The i30 will be followed in early 2008 by an estate version (called the i30 CW for ‘cross-wagon’) and the Amica-replacing i10 city car.
New medium wheelbase panel van and minibus products mark the return of the brand to LCVs in the UK six years after the withdrawal of the H100 panel van. Codenamed TQ and shown originally at the April 2007 Seoul motor show, they go on sale in Korea in October before the 2008 UK launch – first in January with a punchy 170PS 2.5 diesel, followed by a more mainstream 110PS unit in August.
Hyundai hopes for 5,000 UK sales per annum by 2010. An i40 based on a “dramatically-facelifted” Sonata – especially on the inside – will take on the likes of the Peugeot 407 and Ford Mondeo in summer 2008 before a Getz-replacing i20 supermini arrives in autumn of the same year.
Customers wanting to see the next stage of Hyundai’s design revolution will have to wait for the all-new Freelander-sized Tucson due in 2010 though.
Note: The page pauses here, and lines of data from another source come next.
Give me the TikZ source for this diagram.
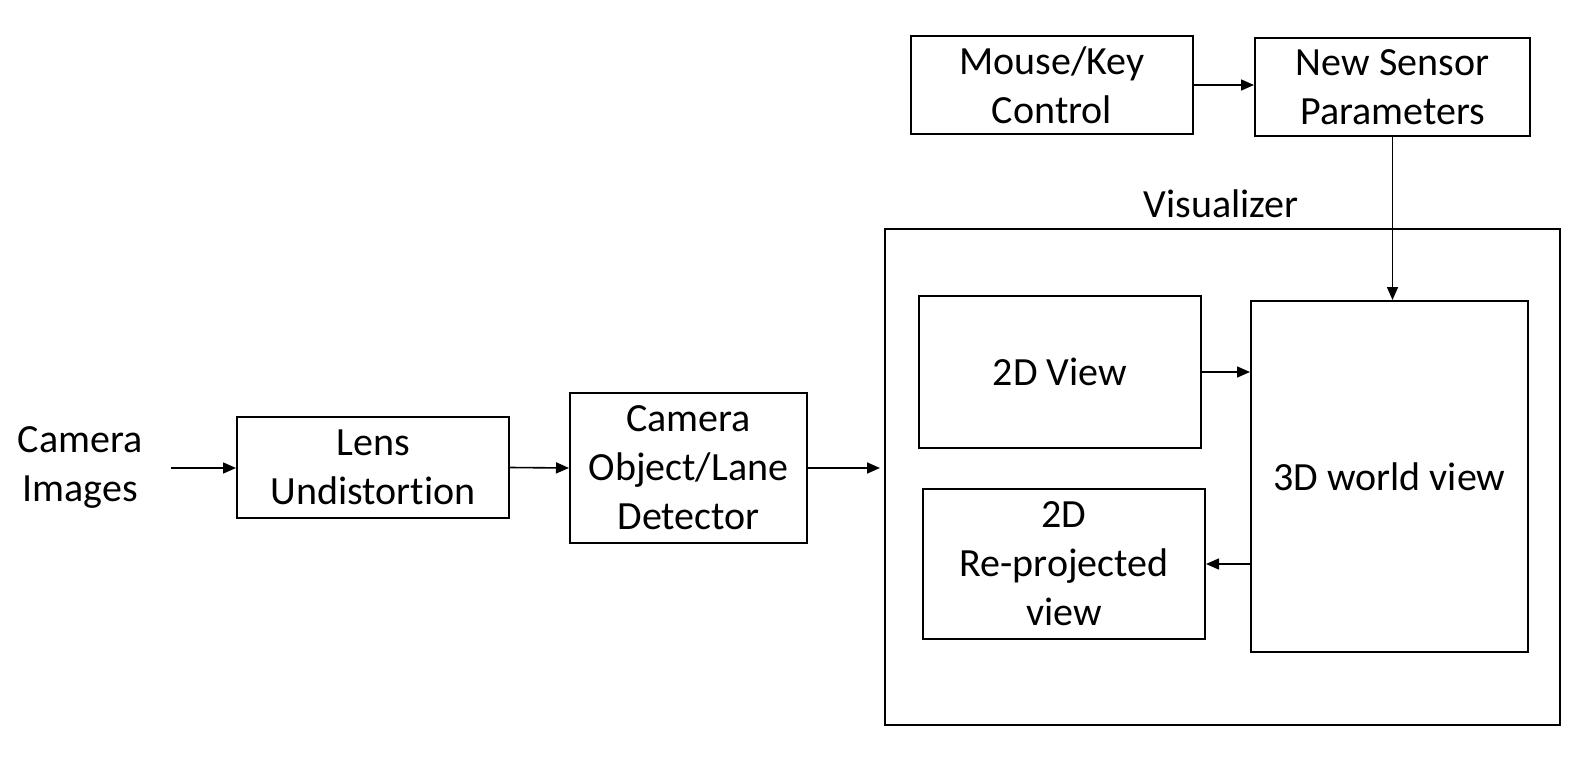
\documentclass[tikz,border=0pt]{standalone}
\usepackage{fontspec}
\setmainfont{Carlito}[Ligatures=NoCommon]
\usetikzlibrary{arrows.meta,calc}
\begin{document}
\begin{tikzpicture}[x=1pt,y=-1pt,
  every node/.style={font=\fontsize{40}{49}\selectfont, align=center, inner sep=0pt},
  box/.style={draw, line width=2pt, rectangle},
  arr/.style={line width=1.6pt, -{Triangle[length=13pt,width=11pt]}}]
\useasboundingbox (0,0) rectangle (1592,762);
\node (cam) at (80,467) {Camera\\Images};
\node[box, minimum width=272pt, minimum height=101pt] (lens) at (373,467.5) {Lens\\Undistort\kern0pt ion};
\node[box, minimum width=237pt, minimum height=150pt] (det) at (688.5,468) {Camera\\Object/Lane\\Detector};
\node[box, minimum width=675pt, minimum height=496pt] (vis) at (1222.5,477) {};
\node (vislabel) at (1221,204) {Visualizer};
\node[box, minimum width=282pt, minimum height=98pt] (mouse) at (1052,85) {Mouse/Key\\Control};
\node[box, minimum width=275pt, minimum height=98pt] (ns) at (1392.5,87) {New Sensor\\Parameters};
\node[box, minimum width=282pt, minimum height=152pt] (view) at (1060,372) {2D View};
\node[box, minimum width=277pt, minimum height=351pt] (world) at (1389.5,476.5) {3D world view};
\node[box, minimum width=282pt, minimum height=150pt] (reproj) at (1064,564) {2D\\Re-projected\\view};
\coordinate (camout) at (171,468);
\draw[arr] (camout) -- (lens.west |- camout);
\draw[arr] (lens.east) -- (det.west);
\draw[arr] (det.east) -- ($(det.east -| vis.west)+(-4,0)$);
\draw[arr] (mouse.east) -- (mouse.east -| ns.west);
\draw[arr] (ns.south) -- (ns.south |- world.north);
\draw[arr] (view.east) -- (view.east -| world.west);
\draw[arr] (reproj.east -| world.west) -- (reproj.east);
\end{tikzpicture}
\end{document}
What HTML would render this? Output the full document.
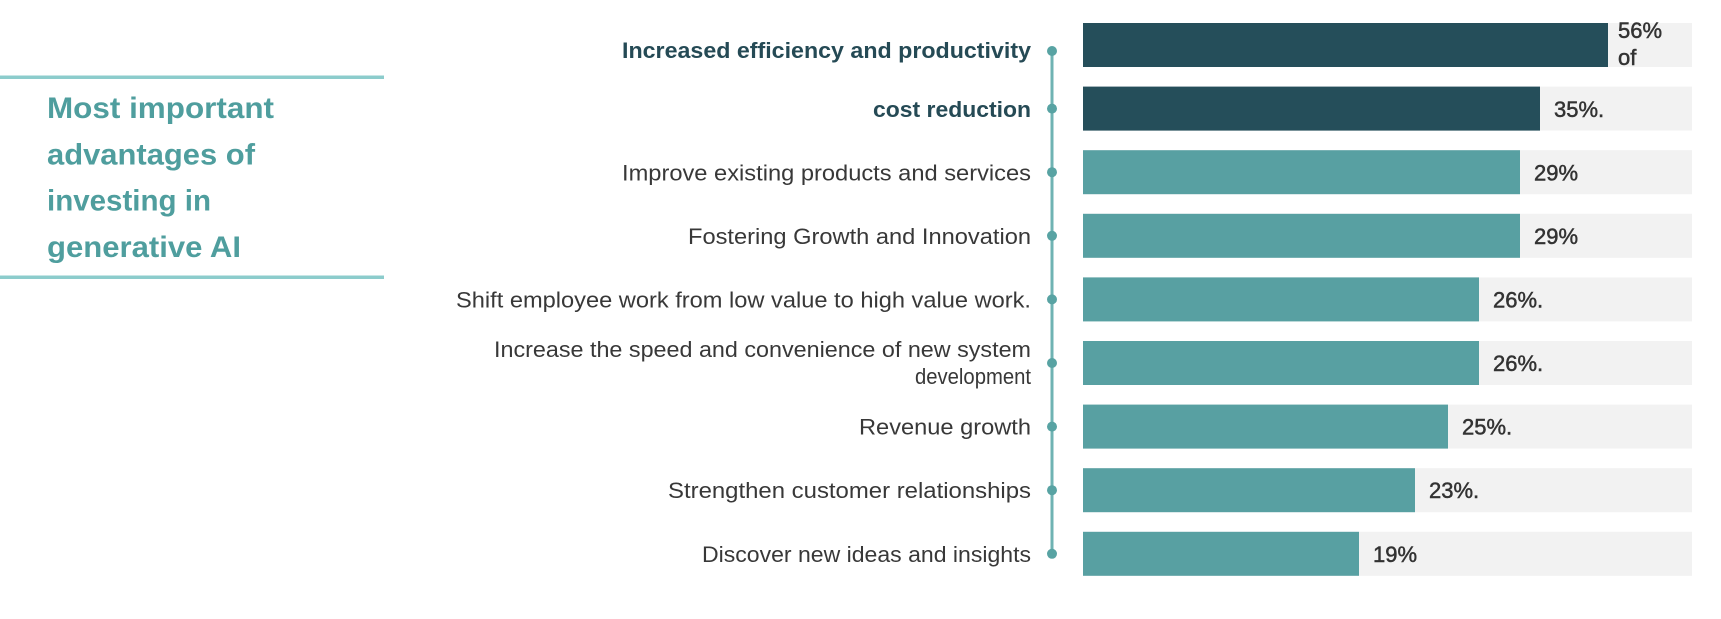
<!DOCTYPE html>
<html>
<head>
<meta charset="utf-8">
<style>
  html, body { margin: 0; padding: 0; background: #ffffff; }
  body { width: 1721px; height: 619px; overflow: hidden; }
  svg { display: block; }
  .lbl { font-family: "Liberation Sans", sans-serif; font-size: 22px; fill: #383838; }
  .lblb { font-family: "Liberation Sans", sans-serif; font-size: 22px; font-weight: bold; fill: #254a55; }
  .val { font-family: "Liberation Sans", sans-serif; font-size: 22px; fill: #333333; stroke: #333333; stroke-width: 0.5; }
  .title { font-family: "Liberation Sans", sans-serif; font-size: 30px; font-weight: bold; fill: #4f9e9e; }
</style>
</head>
<body>
<svg width="1721" height="619" viewBox="0 0 1721 619" xmlns="http://www.w3.org/2000/svg">
  <rect x="0" y="0" width="1721" height="619" fill="#ffffff"/>

  <!-- Title block -->
  <rect x="0" y="75.5" width="384" height="3.5" fill="#8ccccc"/>
  <rect x="0" y="275.5" width="384" height="3.5" fill="#8ccccc"/>
  <text class="title" x="47" y="118" textLength="227" lengthAdjust="spacingAndGlyphs">Most important</text>
  <text class="title" x="47" y="164.5" textLength="208" lengthAdjust="spacingAndGlyphs">advantages of</text>
  <text class="title" x="47" y="210.5" textLength="164" lengthAdjust="spacingAndGlyphs">investing in</text>
  <text class="title" x="47" y="257" textLength="194" lengthAdjust="spacingAndGlyphs">generative AI</text>

  <!-- Gray backgrounds -->
  <g fill="#f2f2f2">
    <rect x="1083" y="23" width="609" height="44"/>
    <rect x="1083" y="86.6" width="609" height="44"/>
    <rect x="1083" y="150.2" width="609" height="44"/>
    <rect x="1083" y="213.8" width="609" height="44"/>
    <rect x="1083" y="277.4" width="609" height="44"/>
    <rect x="1083" y="341" width="609" height="44"/>
    <rect x="1083" y="404.6" width="609" height="44"/>
    <rect x="1083" y="468.2" width="609" height="44"/>
    <rect x="1083" y="531.8" width="609" height="44"/>
  </g>

  <!-- Bars -->
  <rect x="1083" y="23" width="525" height="44" fill="#254e5a"/>
  <rect x="1083" y="86.6" width="457" height="44" fill="#254e5a"/>
  <g fill="#58a0a2">
    <rect x="1083" y="150.2" width="437" height="44"/>
    <rect x="1083" y="213.8" width="437" height="44"/>
    <rect x="1083" y="277.4" width="396" height="44"/>
    <rect x="1083" y="341" width="396" height="44"/>
    <rect x="1083" y="404.6" width="365" height="44"/>
    <rect x="1083" y="468.2" width="332" height="44"/>
    <rect x="1083" y="531.8" width="276" height="44"/>
  </g>

  <!-- Value labels -->
  <text class="val" x="1618" y="38">56%</text>
  <text class="val" x="1618" y="65">of</text>
  <text class="val" x="1554" y="117">35%.</text>
  <text class="val" x="1534" y="180.5">29%</text>
  <text class="val" x="1534" y="244">29%</text>
  <text class="val" x="1493" y="307.5">26%.</text>
  <text class="val" x="1493" y="371">26%.</text>
  <text class="val" x="1462" y="434.5">25%.</text>
  <text class="val" x="1429" y="498">23%.</text>
  <text class="val" x="1373" y="562">19%</text>

  <!-- Connector line and dots -->
  <rect x="1050.5" y="51" width="3" height="503" fill="#6fb3b3"/>
  <g fill="#58a3a3">
    <circle cx="1052" cy="51" r="5"/>
    <circle cx="1052" cy="108.6" r="5"/>
    <circle cx="1052" cy="172.2" r="5"/>
    <circle cx="1052" cy="235.8" r="5"/>
    <circle cx="1052" cy="299.4" r="5"/>
    <circle cx="1052" cy="363" r="5"/>
    <circle cx="1052" cy="426.6" r="5"/>
    <circle cx="1052" cy="490.2" r="5"/>
    <circle cx="1052" cy="553.8" r="5"/>
  </g>

  <!-- Category labels (right aligned at x=1031) -->
  <text class="lblb" x="1031" y="58" text-anchor="end" textLength="409" lengthAdjust="spacingAndGlyphs">Increased efficiency and productivity</text>
  <text class="lblb" x="1031" y="117" text-anchor="end" textLength="158" lengthAdjust="spacingAndGlyphs">cost reduction</text>
  <text class="lbl" x="1031" y="180.5" text-anchor="end" textLength="409" lengthAdjust="spacingAndGlyphs">Improve existing products and services</text>
  <text class="lbl" x="1031" y="244" text-anchor="end" textLength="343" lengthAdjust="spacingAndGlyphs">Fostering Growth and Innovation</text>
  <text class="lbl" x="1031" y="307.5" text-anchor="end" textLength="575" lengthAdjust="spacingAndGlyphs">Shift employee work from low value to high value work.</text>
  <text class="lbl" x="1031" y="357" text-anchor="end" textLength="537" lengthAdjust="spacingAndGlyphs">Increase the speed and convenience of new system</text>
  <text class="lbl" x="1031" y="384" text-anchor="end" textLength="116" lengthAdjust="spacingAndGlyphs">development</text>
  <text class="lbl" x="1031" y="434.5" text-anchor="end" textLength="172" lengthAdjust="spacingAndGlyphs">Revenue growth</text>
  <text class="lbl" x="1031" y="498" text-anchor="end" textLength="363" lengthAdjust="spacingAndGlyphs">Strengthen customer relationships</text>
  <text class="lbl" x="1031" y="562" text-anchor="end" textLength="329" lengthAdjust="spacingAndGlyphs">Discover new ideas and insights</text>
</svg>
</body>
</html>
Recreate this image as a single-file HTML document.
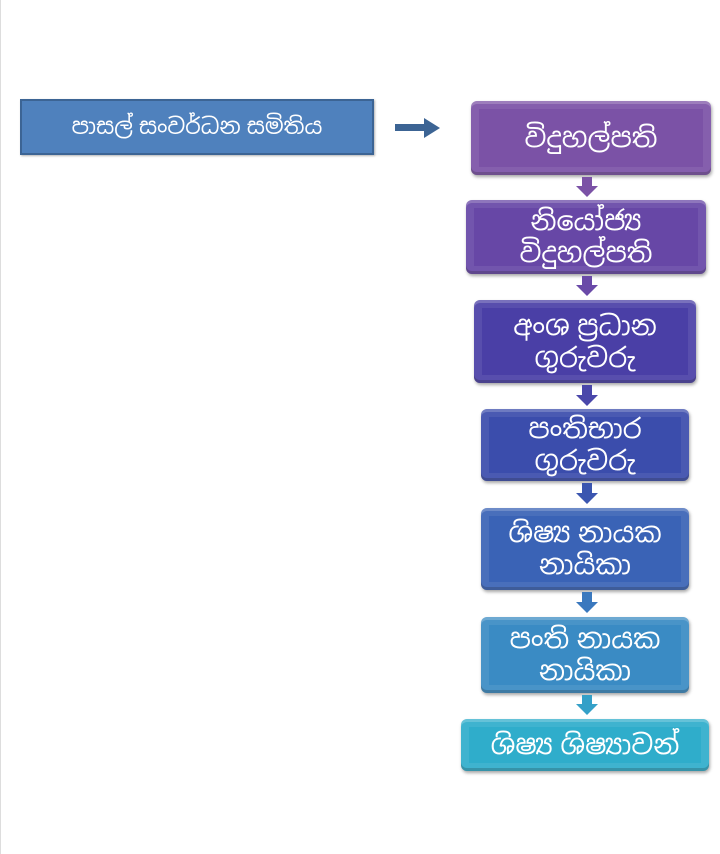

It could also potentially get the new name treatment – the ‘ix40’ has been mentioned – and insiders say it will be heavily based on the front-end styling of the radical Qarmaq concept shown in Geneva this year.
This extremely busy schedule of launch activity also lends more substance to Hyundai’s well-publicised ambitions to become a top five global vehicle maker by 2010-2012.